◆ **Given request**:
In the lines below, output everything from the first line through the line containing "y_ticks = [-30, -20, -10, 0, 10]" exactly as it is. Pictures are not part of the output.
'''
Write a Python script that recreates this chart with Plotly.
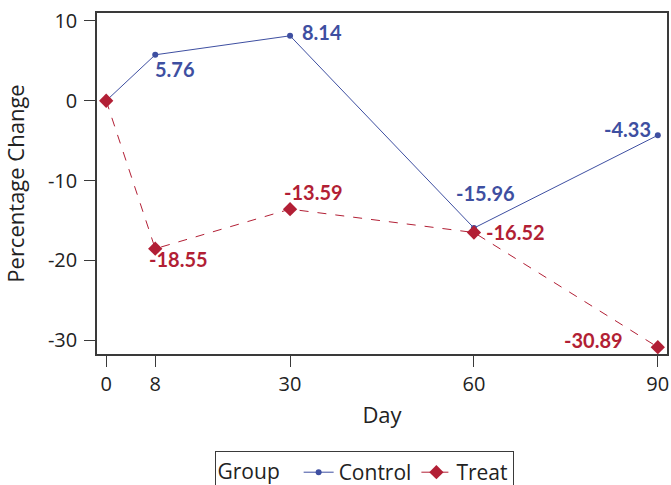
import plotly.graph_objects as go

days = [0, 8, 30, 60, 90]
control = [0, 5.76, 8.14, -15.96, -4.33]
treat = [0, -18.55, -13.59, -16.52, -30.89]
x_ticks = [0, 8, 30, 60, 90]
y_ticks = [-30, -20, -10, 0, 10]

BLUE = "#3E4FA1"
RED = "#B21F35"
FONT = "'Open Sans', 'DejaVu Sans', sans-serif"
LFONT = "Lato, 'Open Sans', sans-serif"
AX = "#3a3a3a"

fig = go.Figure()
fig.add_trace(go.Scatter(
    x=days, y=control, name="Control", mode="lines+markers",
    line=dict(color=BLUE, width=1),
    marker=dict(symbol="circle", size=6, color=BLUE),
))
fig.add_trace(go.Scatter(
    x=days, y=treat, name="Treat", mode="lines+markers",
    line=dict(color=RED, width=1, dash="dash"),
    marker=dict(symbol="diamond", size=11, color=RED),
))

# label placement styles (per point, skipping day 0)
ctrl_pos = [None, ("left", "top", -2, 0), ("left", "middle", 10, 4),
            ("center", "bottom", 12, 21), ("right", "middle", -5, 6)]
treat_pos = [None, ("left", "top", -8, 4), ("left", "bottom", -8, 3),
             ("left", "middle", 10, 1), ("right", "middle", -33, 7)]

for xs, ys, pos, col in [(days, control, ctrl_pos, BLUE), (days, treat, treat_pos, RED)]:
    for xv, yv, p in zip(xs, ys, pos):
        if p is None:
            continue
        xa, ya, dx, dy = p
        fig.add_annotation(
            x=xv, y=yv, text=f"{yv:.2f}", showarrow=False,
            xanchor=xa, yanchor=ya, xshift=dx, yshift=dy,
            font=dict(family=LFONT, size=20, color=col, weight="bold"),
        )

fig.update_layout(
    width=671, height=485,
    margin=dict(l=97, r=4, t=13, b=131),
    plot_bgcolor="white", paper_bgcolor="white",
    font=dict(family=FONT, size=20, color="#222"),
    legend=dict(
        orientation="h", xref="container", yref="container",
        x=0.5425, xanchor="center", y=0.07, yanchor="top",
        title=dict(text="Group  ", side="left", font=dict(size=21)),
        bordercolor=AX, borderwidth=1, font=dict(size=21),
        tracegroupgap=0,
    ),
    showlegend=True,
)
fig.update_xaxes(
    range=[-1.5, 91.5], tickvals=x_ticks, ticktext=[str(v) for v in x_ticks],
    showgrid=False, zeroline=False, showline=True, linecolor=AX, linewidth=1.5,
    mirror=True, ticks="outside", ticklen=11, tickcolor=AX,
    ticklabelstandoff=0, automargin=False,
    title=dict(text="Day", standoff=12, font=dict(size=22)),
)
fig.update_yaxes(
    range=[-31.75, 11], tickvals=y_ticks, ticktext=[str(v) for v in y_ticks],
    showgrid=False, zeroline=False, showline=True, linecolor=AX, linewidth=1.5,
    mirror=True, ticks="outside", ticklen=11, tickcolor=AX,
    ticklabelstandoff=3, automargin=False,
    title=dict(text="Percentage Change", standoff=18, font=dict(size=22)),
)

fig.write_html(
    "out.html",
    config={"displayModeBar": False},
    post_script="document.body.style.margin='0';document.body.style.overflow='hidden';",
)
'''
◆ **Answer**:
Write a Python script that recreates this chart with Plotly.
import plotly.graph_objects as go

days = [0, 8, 30, 60, 90]
control = [0, 5.76, 8.14, -15.96, -4.33]
treat = [0, -18.55, -13.59, -16.52, -30.89]
x_ticks = [0, 8, 30, 60, 90]
y_ticks = [-30, -20, -10, 0, 10]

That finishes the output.